Plus facile à dire qu'à faire pour les agriculteurs

« On a tous travaillé les mains nues, sans masques, sans gants, à un moment. Il n'y a pas à stigmatiser les gens », a martelé Paul François, céréalier charentais, lors d'un colloque sur les produits phytosanitaires organisé cette semaine par l'Agence nationale de sécurité sanitaire (Anses) à Paris.

L'agriculteur, victime d'une intoxication à l'herbicide il y a quelques années, a réussi à faire condamner par la justice le géant américain de l'agrochimie Monsanto. Sur son exploitation, les produits phytosanitaires sont désormais manipulés avec beaucoup de précautions. « Mais c'est beaucoup plus difficile pour les agriculteurs qui font de la polyculture et de l'élevage : le même tracteur peut faire l'épandage la journée, et le soir distribuer la nourriture au bétail, avec des risques de contamination », explique-t-il.

Un grand écart entre la théorie et la pratique qui explique pourquoi les nombreuses « bonnes pratiques » pour l'utilisation des produits phytosanitaires ne sont pas mises en œuvre, analyse Nathalie Jas, chercheuse à l'Inra (Institut national de la recherche agronomique). Ces conseils ignorent « l'environnement pratique : boue, chaleur, sécheresse, humidité », et surtout le fait « qu'en agriculture on fait toujours plusieurs choses à la fois, c'est une course contre la montre. Les chefs d'exploitation ont des contraintes énormes », qui les empêchent parfois de prendre des précautions, estime la scientifique.

Les autorisations de mises sur le marché de produits phytosanitaires sont généralement conditionnées à l'utilisation d'« équipements de protection individuelle », mais « est-ce qu'ils protègent vraiment ? Est-ce possible de travailler avec ? », interpelle Nathalie Jas.

Casse-tête chinois

D'autant que les industriels se contentent souvent du strict minimum en matière de conseils d'utilisation. Nathalie Jas donne l'exemple de bidons d'herbicides pour le maïs « dont l'étiquette dit de porter du matériel de protection, rien d'autre », sans expliquer lequel, ni comment.

« Les bidons vendus par les industriels sont des casse-tête chinois » pour les agriculteurs, renchérit Didier Marteau, céréalier membre de l'Assemblée permanente des chambres d'agriculture (Apca). Sans compter le problème du coût des équipements de protection, insurmontable pour beaucoup d'agriculteurs aux petits revenus. « On prend le problème à l'envers : ce sont les firmes qui devraient adapter leurs produits à la manière réelle de travailler sur le terrain », résume Paul François.

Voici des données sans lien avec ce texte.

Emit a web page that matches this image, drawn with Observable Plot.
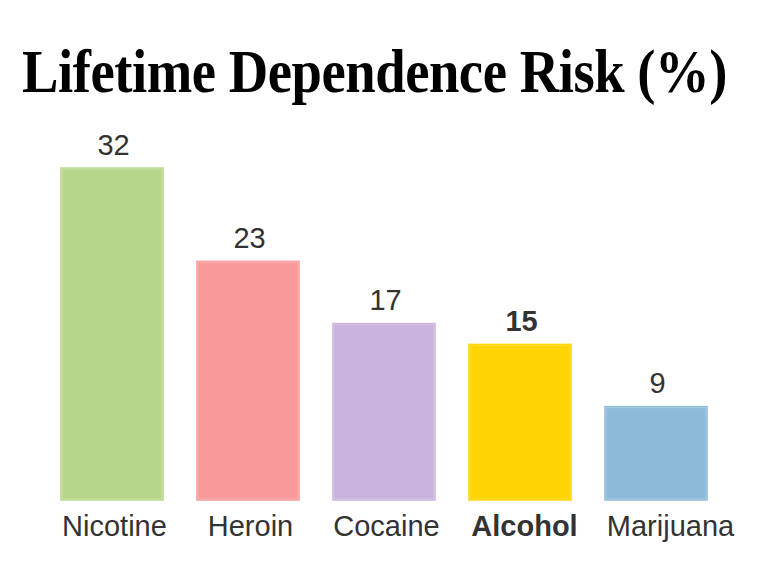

Pour Didier Marteau, l'accent devrait être mis sur l'encadrement et la formation des agriculteurs au maniement de ces produits plutôt que sur la mise au point de nouvelles molécules. « Nous avons voulu participer aux formations Certiphyto (dans le cadre du plan gouvernemental de réduction des pesticides Ecophyto, ndlr), mais on nous l'a refusé car on est des industriels », regrette Jean-Charles Bocquet, directeur de l'European Crop Protection Association qui réunit les fabricants européens. « Il faut se poser la question politique forte de qui on accepte autour de la table », tempête-t-il.

Et surtout celle de savoir « si ces produits sont bons pour les agriculteurs ou bons pour un certain système de production », lance Paul François. Plutôt que de focaliser toute la lutte contre les produits phytosanitaires sur l'exploitation agricole, « on pourrait imaginer une modification de toute la chaîne de production », suggère Nathalie Jas. « Mais cela impliquerait une modification des produits et des modes de consommation », pas facile à accepter pour la société toute entière.